Time is redeemed by using it all for the glory of God. Even in the performance of necessities such as eating and drinking, the time can be redeemed by sanctifying the food to God through thankfulness (1 Timothy 4:4-5) and by eating for God’s glory (1 Corinthians 10:31). Time is redeemed by spending it in reading the Word, meditating on the Word or speaking of the Word to others. (Colossians 3:16) Time is redeemed by spending it in constant prayer. (1 Thessalonians 5:17) Time is redeemed by being always ready to preach the gospel. (Colossians 4:3-5) Time is redeemed by taking every legitimate opportunity for good works. (Titus 3:8) Time is redeemed when the Christian does all he can to use all his days for the Lord.
Puritan Thomas Brooks said, ““The redeeming of time … is the redeeming of a precious treasure, which, if once lost, can never fully be recovered again.

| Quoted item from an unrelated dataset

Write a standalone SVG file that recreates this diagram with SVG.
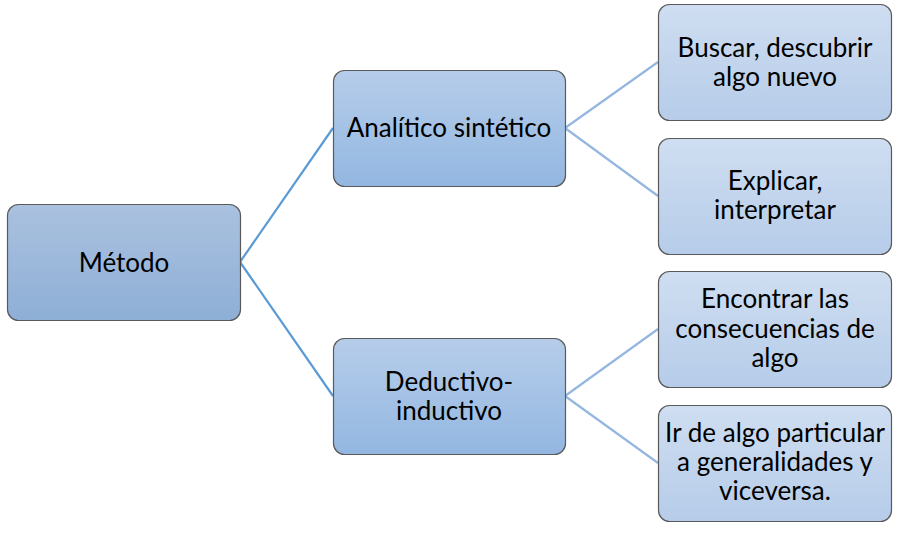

If riches should make themselves wings and fly away, they may return again, as they did to Job. If credit and honor and worldly greatness and renown should fly away, they may return again as they did to Nebuchadnezzer. If success and famous victories and conquests should make themselves wings and fly away they may return again a they did to many of the Roman conquerors and others. If time, whom the poets paint with wings, to show the swiftness of it, fly from us, it will never more return to us. Purchase at any rate all occasions and opportunities of doing good, that so ye may thereby, in some sort, redeem that precious jewel of time.”